### Task data
-=-=-

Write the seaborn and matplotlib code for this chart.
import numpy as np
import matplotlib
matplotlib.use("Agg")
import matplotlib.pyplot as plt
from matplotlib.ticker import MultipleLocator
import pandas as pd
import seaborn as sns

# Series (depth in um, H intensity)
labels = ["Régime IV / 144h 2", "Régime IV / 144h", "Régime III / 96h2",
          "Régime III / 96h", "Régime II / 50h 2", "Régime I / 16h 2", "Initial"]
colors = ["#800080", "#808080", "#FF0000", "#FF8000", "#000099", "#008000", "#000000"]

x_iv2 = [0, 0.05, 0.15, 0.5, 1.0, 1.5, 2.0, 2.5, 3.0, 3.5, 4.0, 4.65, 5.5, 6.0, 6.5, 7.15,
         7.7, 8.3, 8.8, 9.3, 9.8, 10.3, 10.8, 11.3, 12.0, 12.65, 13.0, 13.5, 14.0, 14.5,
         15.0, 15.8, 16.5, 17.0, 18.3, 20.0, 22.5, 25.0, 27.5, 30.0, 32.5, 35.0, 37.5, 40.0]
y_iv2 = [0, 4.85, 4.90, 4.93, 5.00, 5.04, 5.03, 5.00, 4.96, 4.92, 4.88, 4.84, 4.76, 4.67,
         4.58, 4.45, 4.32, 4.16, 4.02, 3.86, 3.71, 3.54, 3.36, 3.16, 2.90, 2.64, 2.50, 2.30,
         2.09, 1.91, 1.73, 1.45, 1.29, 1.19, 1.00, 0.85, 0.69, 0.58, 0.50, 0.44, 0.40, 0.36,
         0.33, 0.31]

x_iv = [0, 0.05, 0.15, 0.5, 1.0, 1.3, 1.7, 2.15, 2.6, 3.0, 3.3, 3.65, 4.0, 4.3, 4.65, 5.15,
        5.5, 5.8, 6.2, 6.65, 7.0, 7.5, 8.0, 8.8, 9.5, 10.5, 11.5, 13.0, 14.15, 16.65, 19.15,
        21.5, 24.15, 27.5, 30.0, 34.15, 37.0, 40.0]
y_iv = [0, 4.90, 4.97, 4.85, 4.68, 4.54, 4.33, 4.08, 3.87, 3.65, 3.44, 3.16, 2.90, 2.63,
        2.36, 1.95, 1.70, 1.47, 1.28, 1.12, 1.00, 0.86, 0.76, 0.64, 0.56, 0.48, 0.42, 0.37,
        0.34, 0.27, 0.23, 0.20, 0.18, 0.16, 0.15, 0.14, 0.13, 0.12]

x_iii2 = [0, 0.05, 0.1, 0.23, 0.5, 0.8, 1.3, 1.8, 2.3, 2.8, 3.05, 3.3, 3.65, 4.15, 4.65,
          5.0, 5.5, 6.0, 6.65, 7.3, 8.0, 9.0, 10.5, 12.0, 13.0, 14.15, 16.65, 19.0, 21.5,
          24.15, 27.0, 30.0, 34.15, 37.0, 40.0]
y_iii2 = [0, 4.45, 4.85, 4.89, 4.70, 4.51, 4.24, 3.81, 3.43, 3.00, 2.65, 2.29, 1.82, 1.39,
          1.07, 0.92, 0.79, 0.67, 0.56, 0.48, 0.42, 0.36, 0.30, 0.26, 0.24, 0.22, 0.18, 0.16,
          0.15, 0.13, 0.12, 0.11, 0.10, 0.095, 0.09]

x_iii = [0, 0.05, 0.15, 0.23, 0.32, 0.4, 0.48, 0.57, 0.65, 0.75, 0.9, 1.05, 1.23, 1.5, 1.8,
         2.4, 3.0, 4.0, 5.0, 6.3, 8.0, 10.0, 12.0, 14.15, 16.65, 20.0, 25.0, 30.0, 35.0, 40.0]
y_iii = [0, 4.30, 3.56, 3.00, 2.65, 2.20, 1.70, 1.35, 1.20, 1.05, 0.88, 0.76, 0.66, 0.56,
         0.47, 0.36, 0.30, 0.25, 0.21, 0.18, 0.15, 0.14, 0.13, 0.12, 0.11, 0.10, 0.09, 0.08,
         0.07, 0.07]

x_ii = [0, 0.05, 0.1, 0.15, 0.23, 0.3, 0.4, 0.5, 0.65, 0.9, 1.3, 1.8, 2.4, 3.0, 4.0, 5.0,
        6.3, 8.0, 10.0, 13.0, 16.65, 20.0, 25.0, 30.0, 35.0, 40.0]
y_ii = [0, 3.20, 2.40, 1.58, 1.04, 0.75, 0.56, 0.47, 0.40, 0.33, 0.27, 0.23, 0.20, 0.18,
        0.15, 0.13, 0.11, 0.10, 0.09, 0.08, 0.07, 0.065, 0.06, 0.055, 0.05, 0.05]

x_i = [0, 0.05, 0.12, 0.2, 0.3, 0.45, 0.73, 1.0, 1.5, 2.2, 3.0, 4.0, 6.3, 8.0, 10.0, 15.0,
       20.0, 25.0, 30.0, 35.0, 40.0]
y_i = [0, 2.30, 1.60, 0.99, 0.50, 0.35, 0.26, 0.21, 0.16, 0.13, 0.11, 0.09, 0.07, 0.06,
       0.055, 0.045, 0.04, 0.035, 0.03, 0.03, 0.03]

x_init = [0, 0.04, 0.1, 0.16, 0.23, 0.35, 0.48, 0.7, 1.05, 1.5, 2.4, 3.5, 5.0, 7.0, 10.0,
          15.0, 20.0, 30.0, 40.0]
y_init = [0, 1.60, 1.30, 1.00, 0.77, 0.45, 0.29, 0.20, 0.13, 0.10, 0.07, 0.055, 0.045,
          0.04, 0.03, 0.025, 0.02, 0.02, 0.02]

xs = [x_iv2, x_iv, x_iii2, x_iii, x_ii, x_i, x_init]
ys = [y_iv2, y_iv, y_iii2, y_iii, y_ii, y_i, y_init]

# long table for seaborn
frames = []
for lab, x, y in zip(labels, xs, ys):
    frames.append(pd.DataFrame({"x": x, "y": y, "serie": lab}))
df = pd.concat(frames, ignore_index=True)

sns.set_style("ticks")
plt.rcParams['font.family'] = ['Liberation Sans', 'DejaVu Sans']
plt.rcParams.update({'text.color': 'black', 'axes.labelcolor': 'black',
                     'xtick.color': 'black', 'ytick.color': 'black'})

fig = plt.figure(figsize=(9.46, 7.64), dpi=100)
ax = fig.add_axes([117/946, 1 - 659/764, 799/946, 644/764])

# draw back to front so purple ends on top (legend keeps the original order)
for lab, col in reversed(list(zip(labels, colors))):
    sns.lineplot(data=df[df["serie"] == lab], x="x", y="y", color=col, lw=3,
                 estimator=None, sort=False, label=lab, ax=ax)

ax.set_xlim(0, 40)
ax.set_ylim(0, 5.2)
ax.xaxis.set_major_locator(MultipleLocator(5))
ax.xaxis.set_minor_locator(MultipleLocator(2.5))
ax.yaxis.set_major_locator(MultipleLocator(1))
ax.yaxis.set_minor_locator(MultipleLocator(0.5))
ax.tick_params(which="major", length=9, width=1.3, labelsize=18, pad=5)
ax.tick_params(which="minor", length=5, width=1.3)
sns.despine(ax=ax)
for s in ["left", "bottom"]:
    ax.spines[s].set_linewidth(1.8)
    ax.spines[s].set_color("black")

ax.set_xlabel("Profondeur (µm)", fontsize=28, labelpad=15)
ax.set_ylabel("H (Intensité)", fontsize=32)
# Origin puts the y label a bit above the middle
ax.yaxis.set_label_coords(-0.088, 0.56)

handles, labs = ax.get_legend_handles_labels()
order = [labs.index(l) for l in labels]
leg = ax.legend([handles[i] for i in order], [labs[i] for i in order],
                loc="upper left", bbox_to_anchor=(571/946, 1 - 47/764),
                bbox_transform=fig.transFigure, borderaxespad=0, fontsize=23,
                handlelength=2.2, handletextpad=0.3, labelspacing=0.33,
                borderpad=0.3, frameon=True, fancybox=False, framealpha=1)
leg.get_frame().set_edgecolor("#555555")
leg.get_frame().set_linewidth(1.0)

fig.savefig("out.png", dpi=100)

-=-=-

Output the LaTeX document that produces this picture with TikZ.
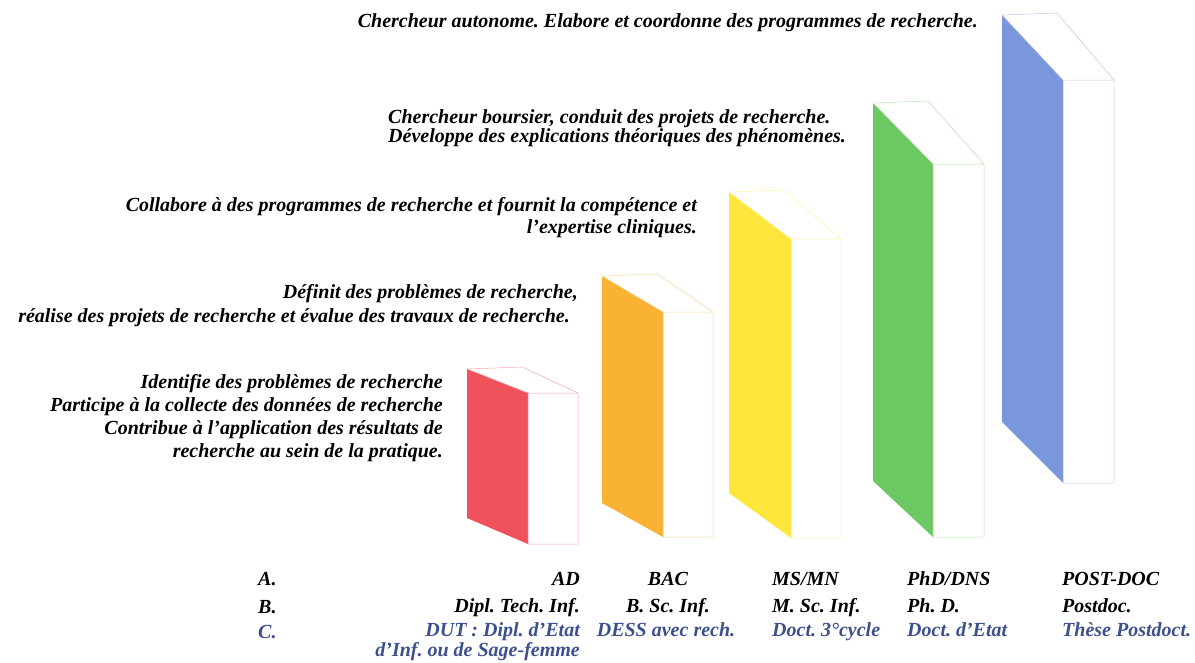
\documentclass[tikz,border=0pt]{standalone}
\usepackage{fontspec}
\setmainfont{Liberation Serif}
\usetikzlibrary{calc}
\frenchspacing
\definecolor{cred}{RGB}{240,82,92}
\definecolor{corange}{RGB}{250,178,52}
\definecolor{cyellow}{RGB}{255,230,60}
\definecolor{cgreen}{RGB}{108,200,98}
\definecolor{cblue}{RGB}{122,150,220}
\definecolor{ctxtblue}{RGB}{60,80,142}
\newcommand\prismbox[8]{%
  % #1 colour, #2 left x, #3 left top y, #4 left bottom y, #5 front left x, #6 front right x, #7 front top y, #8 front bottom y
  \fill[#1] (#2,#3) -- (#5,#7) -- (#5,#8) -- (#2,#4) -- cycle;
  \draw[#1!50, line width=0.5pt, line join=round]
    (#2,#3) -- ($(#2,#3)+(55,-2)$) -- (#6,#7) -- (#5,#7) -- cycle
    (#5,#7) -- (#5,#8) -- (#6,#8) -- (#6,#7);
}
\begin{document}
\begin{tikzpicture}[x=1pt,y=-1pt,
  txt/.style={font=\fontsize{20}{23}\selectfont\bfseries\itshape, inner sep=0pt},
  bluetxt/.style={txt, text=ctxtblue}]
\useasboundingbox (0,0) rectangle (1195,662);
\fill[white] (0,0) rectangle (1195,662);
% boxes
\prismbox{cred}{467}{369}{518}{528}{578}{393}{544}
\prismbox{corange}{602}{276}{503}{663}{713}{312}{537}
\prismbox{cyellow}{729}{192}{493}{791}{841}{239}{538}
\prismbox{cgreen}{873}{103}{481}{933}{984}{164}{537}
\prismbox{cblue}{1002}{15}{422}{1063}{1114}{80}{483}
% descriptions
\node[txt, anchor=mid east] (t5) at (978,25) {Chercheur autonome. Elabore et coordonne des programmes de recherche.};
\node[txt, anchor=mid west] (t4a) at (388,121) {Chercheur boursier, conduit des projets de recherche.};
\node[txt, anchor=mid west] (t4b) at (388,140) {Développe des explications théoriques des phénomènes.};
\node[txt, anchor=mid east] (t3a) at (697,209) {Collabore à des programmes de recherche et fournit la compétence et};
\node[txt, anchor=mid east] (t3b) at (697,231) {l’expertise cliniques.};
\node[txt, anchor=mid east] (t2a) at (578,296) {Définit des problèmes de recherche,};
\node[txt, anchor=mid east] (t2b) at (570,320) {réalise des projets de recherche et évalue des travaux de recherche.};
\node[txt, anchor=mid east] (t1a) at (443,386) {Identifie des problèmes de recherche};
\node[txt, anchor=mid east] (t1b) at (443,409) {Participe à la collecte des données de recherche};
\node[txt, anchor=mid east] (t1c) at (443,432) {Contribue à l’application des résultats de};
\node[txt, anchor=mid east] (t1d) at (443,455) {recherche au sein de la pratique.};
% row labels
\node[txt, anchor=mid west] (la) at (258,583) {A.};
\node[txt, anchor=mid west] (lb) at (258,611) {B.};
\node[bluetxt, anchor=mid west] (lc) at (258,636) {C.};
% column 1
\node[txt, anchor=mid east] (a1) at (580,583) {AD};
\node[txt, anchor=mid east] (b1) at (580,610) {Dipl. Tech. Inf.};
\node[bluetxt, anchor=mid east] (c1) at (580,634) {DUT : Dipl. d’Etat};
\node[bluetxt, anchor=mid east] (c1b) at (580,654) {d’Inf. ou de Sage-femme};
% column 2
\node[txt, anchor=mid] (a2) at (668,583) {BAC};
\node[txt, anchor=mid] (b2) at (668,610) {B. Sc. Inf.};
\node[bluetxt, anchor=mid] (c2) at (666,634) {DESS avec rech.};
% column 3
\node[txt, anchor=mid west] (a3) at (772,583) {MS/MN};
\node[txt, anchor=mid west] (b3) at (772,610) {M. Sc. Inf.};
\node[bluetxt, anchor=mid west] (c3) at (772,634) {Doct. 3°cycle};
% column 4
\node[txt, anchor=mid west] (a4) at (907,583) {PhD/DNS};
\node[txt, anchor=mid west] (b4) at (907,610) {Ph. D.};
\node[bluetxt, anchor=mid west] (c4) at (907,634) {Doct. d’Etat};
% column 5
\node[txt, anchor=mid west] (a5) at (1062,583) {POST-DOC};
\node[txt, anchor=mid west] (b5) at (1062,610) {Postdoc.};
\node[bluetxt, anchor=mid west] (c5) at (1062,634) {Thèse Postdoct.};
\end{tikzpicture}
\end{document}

-=-=-

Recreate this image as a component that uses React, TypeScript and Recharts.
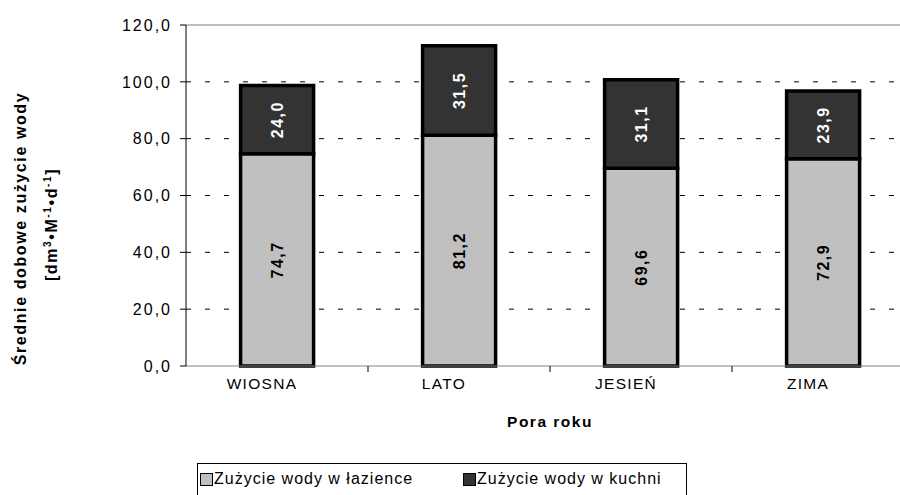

-=-=-

### What you are asked to do
Only the lines from the one with "Write the seaborn" to the one with "0.33, 0.31]" are wanted; extract them exactly, both ends included.

### Answer to this problem
Write the seaborn and matplotlib code for this chart.
import numpy as np
import matplotlib
matplotlib.use("Agg")
import matplotlib.pyplot as plt
from matplotlib.ticker import MultipleLocator
import pandas as pd
import seaborn as sns

# Series (depth in um, H intensity)
labels = ["Régime IV / 144h 2", "Régime IV / 144h", "Régime III / 96h2",
          "Régime III / 96h", "Régime II / 50h 2", "Régime I / 16h 2", "Initial"]
colors = ["#800080", "#808080", "#FF0000", "#FF8000", "#000099", "#008000", "#000000"]

x_iv2 = [0, 0.05, 0.15, 0.5, 1.0, 1.5, 2.0, 2.5, 3.0, 3.5, 4.0, 4.65, 5.5, 6.0, 6.5, 7.15,
         7.7, 8.3, 8.8, 9.3, 9.8, 10.3, 10.8, 11.3, 12.0, 12.65, 13.0, 13.5, 14.0, 14.5,
         15.0, 15.8, 16.5, 17.0, 18.3, 20.0, 22.5, 25.0, 27.5, 30.0, 32.5, 35.0, 37.5, 40.0]
y_iv2 = [0, 4.85, 4.90, 4.93, 5.00, 5.04, 5.03, 5.00, 4.96, 4.92, 4.88, 4.84, 4.76, 4.67,
         4.58, 4.45, 4.32, 4.16, 4.02, 3.86, 3.71, 3.54, 3.36, 3.16, 2.90, 2.64, 2.50, 2.30,
         2.09, 1.91, 1.73, 1.45, 1.29, 1.19, 1.00, 0.85, 0.69, 0.58, 0.50, 0.44, 0.40, 0.36,
         0.33, 0.31]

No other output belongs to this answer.